**Your objective:**
Leave the pictures out and quote every line from the start of the listing to the line with "from matplotlib.colors import", inclusive.

**Data segment:**
****************

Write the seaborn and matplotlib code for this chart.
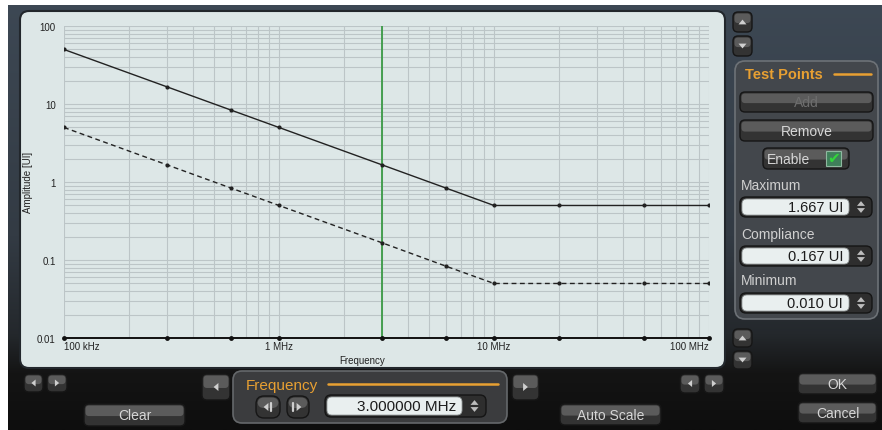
import numpy as np
import pandas as pd
import matplotlib
matplotlib.use("Agg")
import matplotlib.pyplot as plt
import seaborn as sns
from matplotlib.patches import FancyBboxPatch, Polygon, Rectangle
from matplotlib.colors import LinearSegmentedColormap

# ---------------- data ----------------
frequency_hz = [1e5, 3e5, 6e5, 1e6, 3e6, 6e6, 1e7, 2e7, 5e7, 1e8]
maximum_ui = [50, 16.67, 8.33, 5.0, 1.667, 0.833, 0.5, 0.5, 0.5, 0.5]
compliance_ui = [5.0, 1.667, 0.833, 0.5, 0.167, 0.083, 0.05, 0.05, 0.05, 0.05]
minimum_ui = [0.01, 0.01, 0.01, 0.01, 0.01, 0.01, 0.01, 0.01, 0.01, 0.01]
marker_freq_hz = 3e6
x_tick_values = [1e5, 1e6, 1e7, 1e8]
x_tick_labels = ["100 kHz", "1 MHz", "10 MHz", "100 MHz"]
y_tick_values = [0.01, 0.1, 1, 10, 100]
y_tick_labels = ["0.01", "0.1", "1", "10", "100"]
field_labels = ["Maximum", "Compliance", "Minimum"]
field_values = ["1.667 UI", "0.167 UI", "0.010 UI"]
freq_value = "3.000000 MHz"

sns.set_theme(style="white")
plt.rcParams["font.family"] = ["Liberation Sans", "DejaVu Sans"]

W, H = 882, 431
fig = plt.figure(figsize=(W / 100, H / 100), dpi=100)
bg = fig.add_axes([0, 0, 1, 1])
bg.set_xlim(0, W)
bg.set_ylim(H, 0)
bg.axis("off")
bg.set_zorder(0)

# background gradient
cmap = LinearSegmentedColormap.from_list(
    "bgc", [(0, "#3d4854"), (0.55, "#333b44"), (0.78, "#24282c"), (0.87, "#141414"), (1, "#0e0e0e")])
grad = np.linspace(0, 1, 256).reshape(-1, 1)
bg.imshow(grad, extent=(0, W, H, 0), aspect="auto", cmap=cmap, zorder=0)
# white margins
bg.add_patch(Rectangle((0, 0), 8, H, fc="white", ec="none", zorder=1))
bg.add_patch(Rectangle((0, 0), W, 6, fc="white", ec="none", zorder=1))

# main light panel
bg.add_patch(FancyBboxPatch((20, 12), 705, 357, boxstyle="round,pad=0,rounding_size=9",
                            fc="#dde7e7", ec="#22272c", lw=1.5, zorder=2))


def button(x0, y0, x1, y1, text=None, fs=10, tc="#d6d6d6", r=5, z=3, tx=None):
    w, h = x1 - x0, y1 - y0
    bg.add_patch(FancyBboxPatch((x0, y0), w, h, boxstyle=f"round,pad=0,rounding_size={r}",
                                fc="#333333", ec="#161616", lw=1, zorder=z))
    bg.add_patch(FancyBboxPatch((x0 + 1.5, y0 + 1.5), w - 3, h * 0.48,
                                boxstyle=f"round,pad=0,rounding_size={max(r-1.5,1)}",
                                fc="#5b5b5b", ec="none", zorder=z + 0.1))
    if text:
        bg.text((x0 + x1) / 2 if tx is None else tx, (y0 + y1) / 2 + 0.5, text, fontsize=fs,
                color=tc, ha="center", va="center", zorder=z + 0.5)


def tri(cx, cy, d, s=4, color="#cfcfcf", z=4):
    if d == "up":
        pts = [(cx - s, cy + s * 0.6), (cx + s, cy + s * 0.6), (cx, cy - s * 0.6)]
    elif d == "down":
        pts = [(cx - s, cy - s * 0.6), (cx + s, cy - s * 0.6), (cx, cy + s * 0.6)]
    elif d == "left":
        pts = [(cx + s * 0.6, cy - s), (cx + s * 0.6, cy + s), (cx - s * 0.6, cy)]
    else:
        pts = [(cx - s * 0.6, cy - s), (cx - s * 0.6, cy + s), (cx + s * 0.6, cy)]
    bg.add_patch(Polygon(pts, closed=True, fc=color, ec="none", zorder=z))


def arrow_button(x0, y0, x1, y1, d, s=4, r=5):
    button(x0, y0, x1, y1, r=r)
    tri((x0 + x1) / 2, (y0 + y1) / 2, d, s=s)


def spin_field(x0, y0, x1, y1, value, spin_w=22, fs=10.5):
    bg.add_patch(FancyBboxPatch((x0, y0), x1 - x0 + spin_w, y1 - y0,
                                boxstyle="round,pad=0,rounding_size=6",
                                fc="#2e2e2e", ec="#151515", lw=1, zorder=3))
    bg.add_patch(FancyBboxPatch((x0 + 2, y0 + 2), x1 - x0 - 3, y1 - y0 - 4,
                                boxstyle="round,pad=0,rounding_size=5",
                                fc="#e9efef", ec="#9aa0a0", lw=0.6, zorder=3.2))
    bg.text(x1 - 7, (y0 + y1) / 2 + 0.5, value, fontsize=fs, color="#1c1c1c",
            ha="right", va="center", zorder=4)
    cx = x1 + spin_w / 2
    cy = (y0 + y1) / 2
    tri(cx, cy - 3.5, "up", s=4, color="#bdbdbd")
    tri(cx, cy + 3.5, "down", s=4, color="#bdbdbd")


# right side up/down buttons
arrow_button(733, 13, 752, 33, "up")
arrow_button(733, 37, 752, 57, "down")
arrow_button(733, 330, 752, 348, "up")
arrow_button(733, 352, 752, 370, "down")

# Test Points panel
bg.add_patch(FancyBboxPatch((735, 62), 143, 258, boxstyle="round,pad=0,rounding_size=10",
                            fc="#43474c", ec="#6d7277", lw=1.2, zorder=2.5))
bg.text(745, 75, "Test Points", fontsize=10.5, fontweight="bold", color="#e8a032",
        ha="left", va="center", zorder=4)
bg.plot([834, 871], [75, 75], color="#e8a032", lw=1.8, zorder=4)
button(740, 93, 873, 113, "Add", tc="#6e6e6e")
button(740, 121, 873, 142, "Remove")
button(763, 149, 849, 170, "Enable", tx=789)
bg.add_patch(Rectangle((826, 152), 15, 15, fc="#3f7f5a", ec="#8fb8a0", lw=0.8, zorder=4.5))
bg.text(834, 159, "\u2714", fontsize=11, color="#33d63a", ha="center", va="center",
        family="DejaVu Sans", zorder=5)

label_y = [186, 235, 281]
field_y = [(198, 218), (247, 267), (294, 314)]
for lab, val, ly, (fy0, fy1) in zip(field_labels, field_values, label_y, field_y):
    bg.text(741, ly, lab, fontsize=10, color="#cfcfcf", ha="left", va="center", zorder=4)
    spin_field(740, fy0, 850, fy1, val)

# bottom row
arrow_button(24, 375, 43, 393, "left", s=3.5)
arrow_button(47, 375, 67, 393, "right", s=3.5)
button(84, 405, 185, 427, "Clear")
arrow_button(202, 375, 230, 401, "left")
arrow_button(512, 375, 539, 401, "right")
arrow_button(680, 375, 700, 394, "left", s=3.5)
arrow_button(704, 375, 724, 394, "right", s=3.5)
button(560, 405, 661, 426, "Auto Scale")
button(798, 374, 877, 395, "OK")
button(798, 403, 877, 424, "Cancel")

# Frequency panel
bg.add_patch(FancyBboxPatch((233, 372), 274, 52, boxstyle="round,pad=0,rounding_size=9",
                            fc="#3b3c3e", ec="#65686b", lw=1.2, zorder=2.5))
bg.text(246, 386, "Frequency", fontsize=11, color="#e8a032", ha="left", va="center", zorder=4)
bg.plot([328, 498], [385, 385], color="#e8a032", lw=1.8, zorder=4)
button(256, 397, 280, 419, r=8)
tri(266, 408, "left", s=4)
bg.plot([271, 271], [404, 412], color="#cfcfcf", lw=1.6, zorder=4)
button(287, 397, 309, 419, r=8)
bg.plot([293, 293], [404, 412], color="#cfcfcf", lw=1.6, zorder=4)
tri(299, 408, "right", s=4)
spin_field(325, 396, 463, 418, freq_value, spin_w=23, fs=11)

# ---------------- plot ----------------
x0p, x1p, y0p, y1p = 64, 709, 27, 339
ax = fig.add_axes([x0p / W, 1 - y1p / H, (x1p - x0p) / W, (y1p - y0p) / H])
ax.set_zorder(5)
ax.patch.set_alpha(0)
ax.set_xscale("log")
ax.set_yscale("log")
ax.set_xlim(1e5, 1e8)
ax.set_ylim(0.01, 100)
ax.grid(True, which="both", color="#bcc5c7", lw=0.8)
ax.set_axisbelow(True)
for s in ax.spines.values():
    s.set_visible(False)

ax.axvline(marker_freq_hz, color="#3b9a46", lw=1.3, zorder=2)
sns.lineplot(x=frequency_hz, y=maximum_ui, ax=ax, color="#222222", lw=1.0,
             marker="o", markersize=3, markeredgewidth=0, zorder=3)
sns.lineplot(x=frequency_hz, y=compliance_ui, ax=ax, color="#222222", lw=1.0,
             linestyle=(0, (3.5, 2.5)), marker="o", markersize=3, markeredgewidth=0, zorder=3)
sns.lineplot(x=frequency_hz, y=minimum_ui, ax=ax, color="#111111", lw=1.4,
             marker="o", markersize=3.5, markeredgewidth=0, zorder=3, clip_on=False)

ax.set_xticks(x_tick_values)
ax.set_xticklabels(x_tick_labels)
ax.set_yticks(y_tick_values)
ax.set_yticklabels(y_tick_labels)
ax.tick_params(axis="both", which="both", length=0, labelsize=7, colors="#222222")
ax.tick_params(axis="x", pad=2)
ax.tick_params(axis="y", pad=6)
xt = ax.get_xticklabels()
xt[0].set_ha("left")
xt[-1].set_ha("right")
ax.minorticks_on()
ax.tick_params(which="minor", length=0)
ax.xaxis.set_minor_formatter(matplotlib.ticker.NullFormatter())
ax.yaxis.set_minor_formatter(matplotlib.ticker.NullFormatter())

ax.set_xlabel("Frequency", fontsize=7, color="#222222")
ax.xaxis.set_label_coords((362 - x0p) / (x1p - x0p), -(356 - y1p) / (y1p - y0p))
ax.set_ylabel("Amplitude [UI]", fontsize=7, color="#222222")
ax.yaxis.set_label_coords(-(64 - 33) / (x1p - x0p), (y1p - 182) / (y1p - y0p))

fig.savefig("out.png", dpi=100)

****************

**Task response:**
Write the seaborn and matplotlib code for this chart.
import numpy as np
import pandas as pd
import matplotlib
matplotlib.use("Agg")
import matplotlib.pyplot as plt
import seaborn as sns
from matplotlib.patches import FancyBboxPatch, Polygon, Rectangle
from matplotlib.colors import LinearSegmentedColormap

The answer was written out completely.